++++ RECORDED DATA ++++
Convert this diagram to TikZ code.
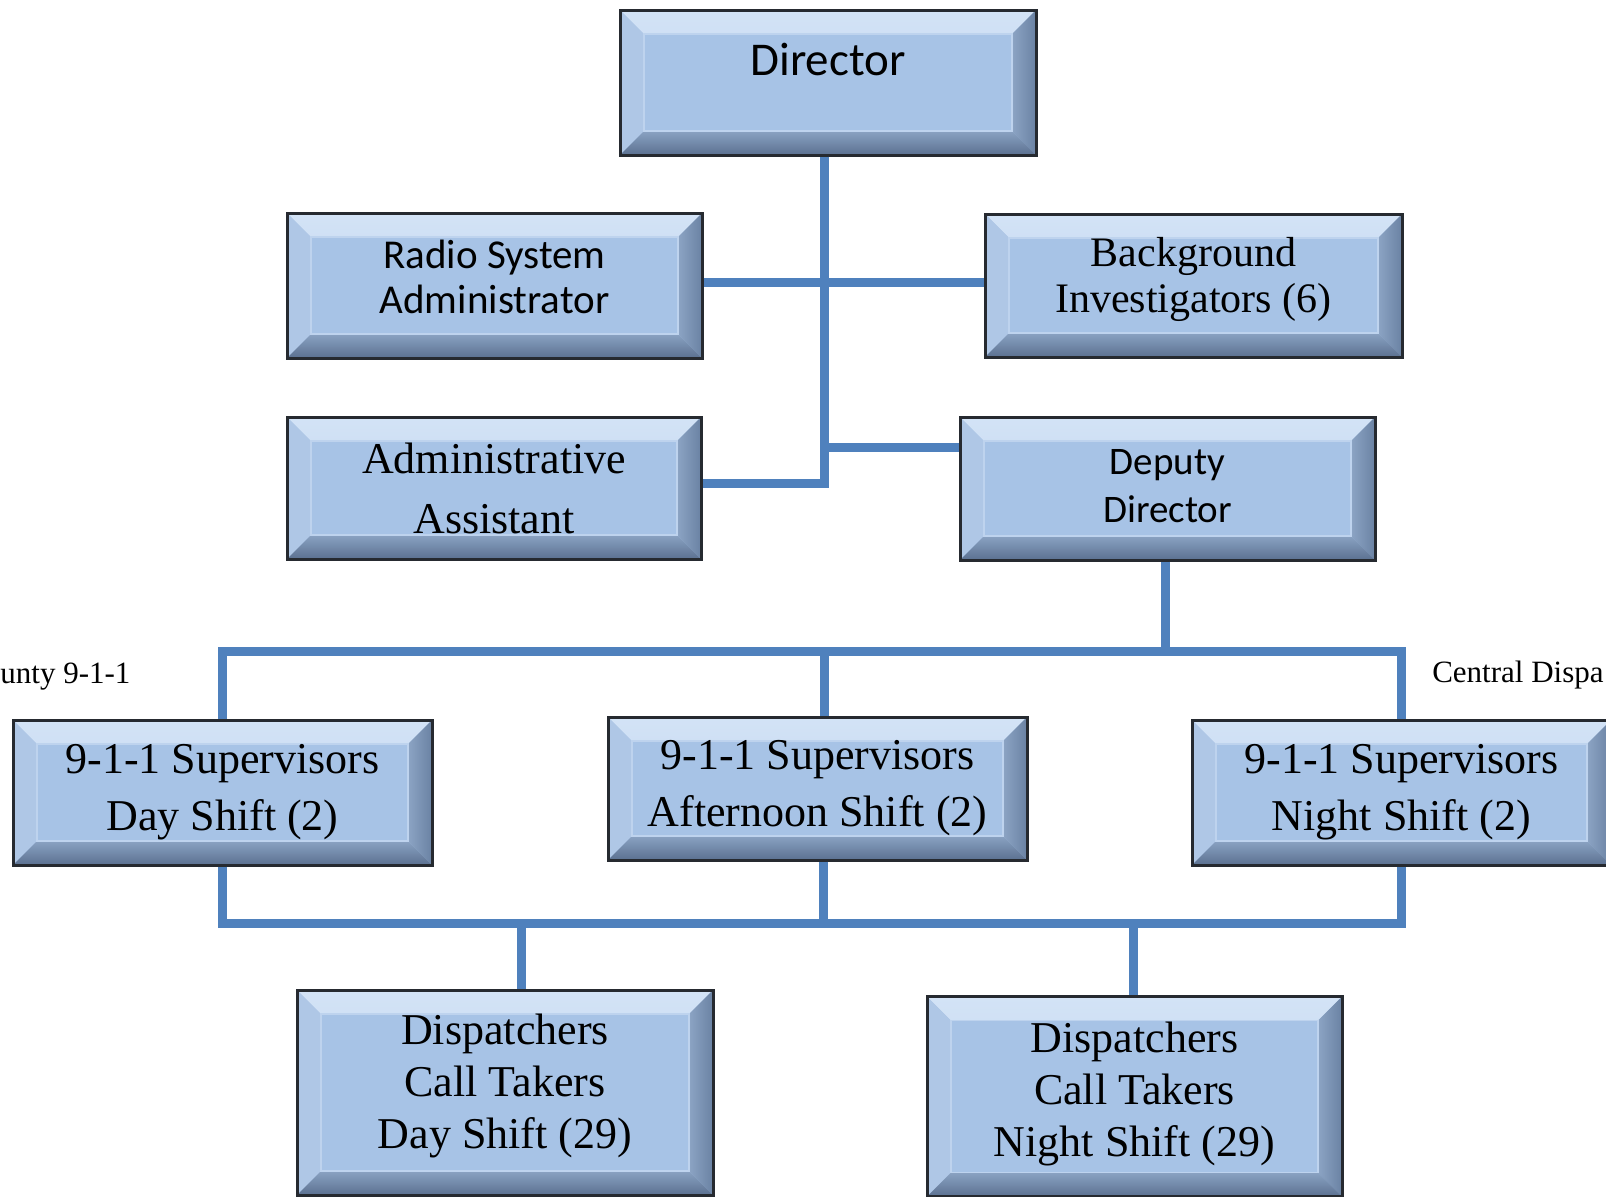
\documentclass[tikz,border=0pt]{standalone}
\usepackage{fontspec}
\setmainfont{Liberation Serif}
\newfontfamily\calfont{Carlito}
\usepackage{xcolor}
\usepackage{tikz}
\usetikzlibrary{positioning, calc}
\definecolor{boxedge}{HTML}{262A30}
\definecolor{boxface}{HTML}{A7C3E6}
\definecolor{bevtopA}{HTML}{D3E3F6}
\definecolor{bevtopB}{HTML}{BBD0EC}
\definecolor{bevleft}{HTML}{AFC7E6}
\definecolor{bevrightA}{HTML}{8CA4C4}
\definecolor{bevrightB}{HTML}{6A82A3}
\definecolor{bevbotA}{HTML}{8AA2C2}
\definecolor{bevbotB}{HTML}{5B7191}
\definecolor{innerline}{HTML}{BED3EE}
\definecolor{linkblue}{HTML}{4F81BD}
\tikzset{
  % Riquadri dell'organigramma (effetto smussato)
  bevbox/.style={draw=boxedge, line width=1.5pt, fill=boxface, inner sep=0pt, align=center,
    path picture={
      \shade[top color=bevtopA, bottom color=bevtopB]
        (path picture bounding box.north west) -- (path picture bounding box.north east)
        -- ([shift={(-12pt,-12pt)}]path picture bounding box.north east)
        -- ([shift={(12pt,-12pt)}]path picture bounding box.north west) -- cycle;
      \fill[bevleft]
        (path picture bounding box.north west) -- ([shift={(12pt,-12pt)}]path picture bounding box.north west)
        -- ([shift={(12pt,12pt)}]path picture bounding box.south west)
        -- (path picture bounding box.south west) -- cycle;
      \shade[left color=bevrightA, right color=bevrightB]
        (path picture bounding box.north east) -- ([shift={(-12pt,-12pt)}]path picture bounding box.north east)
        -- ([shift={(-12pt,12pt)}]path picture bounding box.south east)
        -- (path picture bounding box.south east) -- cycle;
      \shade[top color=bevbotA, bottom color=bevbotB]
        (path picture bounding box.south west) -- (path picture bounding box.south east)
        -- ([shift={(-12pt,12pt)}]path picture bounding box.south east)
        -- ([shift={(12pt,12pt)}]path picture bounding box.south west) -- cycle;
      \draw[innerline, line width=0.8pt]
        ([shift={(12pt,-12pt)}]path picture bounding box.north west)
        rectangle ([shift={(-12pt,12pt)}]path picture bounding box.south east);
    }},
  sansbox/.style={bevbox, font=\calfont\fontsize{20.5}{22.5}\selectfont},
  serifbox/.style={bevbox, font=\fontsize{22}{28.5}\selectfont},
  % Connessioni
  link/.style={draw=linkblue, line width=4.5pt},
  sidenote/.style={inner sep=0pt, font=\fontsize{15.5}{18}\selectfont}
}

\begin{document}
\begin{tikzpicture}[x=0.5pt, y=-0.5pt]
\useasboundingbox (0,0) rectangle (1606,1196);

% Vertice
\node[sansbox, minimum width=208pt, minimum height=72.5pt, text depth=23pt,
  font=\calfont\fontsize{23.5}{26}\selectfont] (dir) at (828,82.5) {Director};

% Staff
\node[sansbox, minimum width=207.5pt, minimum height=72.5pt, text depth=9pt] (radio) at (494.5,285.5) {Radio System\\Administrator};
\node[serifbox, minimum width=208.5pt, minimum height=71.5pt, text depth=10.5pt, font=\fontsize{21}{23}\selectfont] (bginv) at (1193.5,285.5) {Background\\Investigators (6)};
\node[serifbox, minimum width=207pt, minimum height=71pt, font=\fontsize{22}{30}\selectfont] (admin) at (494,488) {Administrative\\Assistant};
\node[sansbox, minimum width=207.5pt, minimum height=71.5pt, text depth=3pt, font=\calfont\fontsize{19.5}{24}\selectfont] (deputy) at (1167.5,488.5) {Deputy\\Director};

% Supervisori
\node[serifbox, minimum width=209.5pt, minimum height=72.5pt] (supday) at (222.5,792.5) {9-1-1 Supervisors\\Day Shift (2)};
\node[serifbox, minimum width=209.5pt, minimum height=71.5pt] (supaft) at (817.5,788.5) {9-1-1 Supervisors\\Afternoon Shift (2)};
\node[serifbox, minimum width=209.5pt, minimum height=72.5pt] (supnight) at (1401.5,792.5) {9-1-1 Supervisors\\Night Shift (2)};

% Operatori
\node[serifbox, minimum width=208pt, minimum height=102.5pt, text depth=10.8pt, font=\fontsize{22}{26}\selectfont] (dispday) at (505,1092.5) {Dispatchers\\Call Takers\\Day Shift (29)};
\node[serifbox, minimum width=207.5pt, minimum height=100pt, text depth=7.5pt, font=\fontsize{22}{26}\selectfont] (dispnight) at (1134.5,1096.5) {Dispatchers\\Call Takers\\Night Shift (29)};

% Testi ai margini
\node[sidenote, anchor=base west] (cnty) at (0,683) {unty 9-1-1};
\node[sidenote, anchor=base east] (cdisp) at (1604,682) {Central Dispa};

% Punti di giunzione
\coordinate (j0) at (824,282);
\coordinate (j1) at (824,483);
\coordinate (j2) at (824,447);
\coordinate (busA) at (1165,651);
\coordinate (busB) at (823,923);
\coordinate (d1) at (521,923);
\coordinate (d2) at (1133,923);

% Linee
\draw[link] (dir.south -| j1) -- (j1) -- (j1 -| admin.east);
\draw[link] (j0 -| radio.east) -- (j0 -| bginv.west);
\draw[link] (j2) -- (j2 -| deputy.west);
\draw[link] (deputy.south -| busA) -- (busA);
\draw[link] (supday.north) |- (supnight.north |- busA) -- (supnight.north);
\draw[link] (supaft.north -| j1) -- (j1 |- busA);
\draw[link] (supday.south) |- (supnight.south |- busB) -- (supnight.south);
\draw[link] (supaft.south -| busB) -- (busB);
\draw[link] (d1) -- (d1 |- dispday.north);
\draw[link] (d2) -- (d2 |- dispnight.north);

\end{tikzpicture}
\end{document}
++++
WORK INSTRUCTIONS:
Every line of text is to be repeated exactly; pictures are left out.

EXERCISE RESULT:
Convert this diagram to TikZ code.
\documentclass[tikz,border=0pt]{standalone}
\usepackage{fontspec}
\setmainfont{Liberation Serif}
\newfontfamily\calfont{Carlito}
\usepackage{xcolor}
\usepackage{tikz}
\usetikzlibrary{positioning, calc}
\definecolor{boxedge}{HTML}{262A30}
\definecolor{boxface}{HTML}{A7C3E6}
\definecolor{bevtopA}{HTML}{D3E3F6}
\definecolor{bevtopB}{HTML}{BBD0EC}
\definecolor{bevleft}{HTML}{AFC7E6}
\definecolor{bevrightA}{HTML}{8CA4C4}
\definecolor{bevrightB}{HTML}{6A82A3}
\definecolor{bevbotA}{HTML}{8AA2C2}
\definecolor{bevbotB}{HTML}{5B7191}
\definecolor{innerline}{HTML}{BED3EE}
\definecolor{linkblue}{HTML}{4F81BD}
\tikzset{
  % Riquadri dell'organigramma (effetto smussato)
  bevbox/.style={draw=boxedge, line width=1.5pt, fill=boxface, inner sep=0pt, align=center,
    path picture={
      \shade[top color=bevtopA, bottom color=bevtopB]
        (path picture bounding box.north west) -- (path picture bounding box.north east)
        -- ([shift={(-12pt,-12pt)}]path picture bounding box.north east)
        -- ([shift={(12pt,-12pt)}]path picture bounding box.north west) -- cycle;
      \fill[bevleft]
        (path picture bounding box.north west) -- ([shift={(12pt,-12pt)}]path picture bounding box.north west)
        -- ([shift={(12pt,12pt)}]path picture bounding box.south west)
        -- (path picture bounding box.south west) -- cycle;
      \shade[left color=bevrightA, right color=bevrightB]
        (path picture bounding box.north east) -- ([shift={(-12pt,-12pt)}]path picture bounding box.north east)
        -- ([shift={(-12pt,12pt)}]path picture bounding box.south east)
        -- (path picture bounding box.south east) -- cycle;
      \shade[top color=bevbotA, bottom color=bevbotB]
        (path picture bounding box.south west) -- (path picture bounding box.south east)
        -- ([shift={(-12pt,12pt)}]path picture bounding box.south east)
        -- ([shift={(12pt,12pt)}]path picture bounding box.south west) -- cycle;
      \draw[innerline, line width=0.8pt]
        ([shift={(12pt,-12pt)}]path picture bounding box.north west)
        rectangle ([shift={(-12pt,12pt)}]path picture bounding box.south east);
    }},
  sansbox/.style={bevbox, font=\calfont\fontsize{20.5}{22.5}\selectfont},
  serifbox/.style={bevbox, font=\fontsize{22}{28.5}\selectfont},
  % Connessioni
  link/.style={draw=linkblue, line width=4.5pt},
  sidenote/.style={inner sep=0pt, font=\fontsize{15.5}{18}\selectfont}
}

\begin{document}
\begin{tikzpicture}[x=0.5pt, y=-0.5pt]
\useasboundingbox (0,0) rectangle (1606,1196);

% Vertice
\node[sansbox, minimum width=208pt, minimum height=72.5pt, text depth=23pt,
  font=\calfont\fontsize{23.5}{26}\selectfont] (dir) at (828,82.5) {Director};

% Staff
\node[sansbox, minimum width=207.5pt, minimum height=72.5pt, text depth=9pt] (radio) at (494.5,285.5) {Radio System\\Administrator};
\node[serifbox, minimum width=208.5pt, minimum height=71.5pt, text depth=10.5pt, font=\fontsize{21}{23}\selectfont] (bginv) at (1193.5,285.5) {Background\\Investigators (6)};
\node[serifbox, minimum width=207pt, minimum height=71pt, font=\fontsize{22}{30}\selectfont] (admin) at (494,488) {Administrative\\Assistant};
\node[sansbox, minimum width=207.5pt, minimum height=71.5pt, text depth=3pt, font=\calfont\fontsize{19.5}{24}\selectfont] (deputy) at (1167.5,488.5) {Deputy\\Director};

% Supervisori
\node[serifbox, minimum width=209.5pt, minimum height=72.5pt] (supday) at (222.5,792.5) {9-1-1 Supervisors\\Day Shift (2)};
\node[serifbox, minimum width=209.5pt, minimum height=71.5pt] (supaft) at (817.5,788.5) {9-1-1 Supervisors\\Afternoon Shift (2)};
\node[serifbox, minimum width=209.5pt, minimum height=72.5pt] (supnight) at (1401.5,792.5) {9-1-1 Supervisors\\Night Shift (2)};

% Operatori
\node[serifbox, minimum width=208pt, minimum height=102.5pt, text depth=10.8pt, font=\fontsize{22}{26}\selectfont] (dispday) at (505,1092.5) {Dispatchers\\Call Takers\\Day Shift (29)};
\node[serifbox, minimum width=207.5pt, minimum height=100pt, text depth=7.5pt, font=\fontsize{22}{26}\selectfont] (dispnight) at (1134.5,1096.5) {Dispatchers\\Call Takers\\Night Shift (29)};

% Testi ai margini
\node[sidenote, anchor=base west] (cnty) at (0,683) {unty 9-1-1};
\node[sidenote, anchor=base east] (cdisp) at (1604,682) {Central Dispa};

% Punti di giunzione
\coordinate (j0) at (824,282);
\coordinate (j1) at (824,483);
\coordinate (j2) at (824,447);
\coordinate (busA) at (1165,651);
\coordinate (busB) at (823,923);
\coordinate (d1) at (521,923);
\coordinate (d2) at (1133,923);

% Linee
\draw[link] (dir.south -| j1) -- (j1) -- (j1 -| admin.east);
\draw[link] (j0 -| radio.east) -- (j0 -| bginv.west);
\draw[link] (j2) -- (j2 -| deputy.west);
\draw[link] (deputy.south -| busA) -- (busA);
\draw[link] (supday.north) |- (supnight.north |- busA) -- (supnight.north);
\draw[link] (supaft.north -| j1) -- (j1 |- busA);
\draw[link] (supday.south) |- (supnight.south |- busB) -- (supnight.south);
\draw[link] (supaft.south -| busB) -- (busB);
\draw[link] (d1) -- (d1 |- dispday.north);
\draw[link] (d2) -- (d2 |- dispnight.north);

\end{tikzpicture}
\end{document}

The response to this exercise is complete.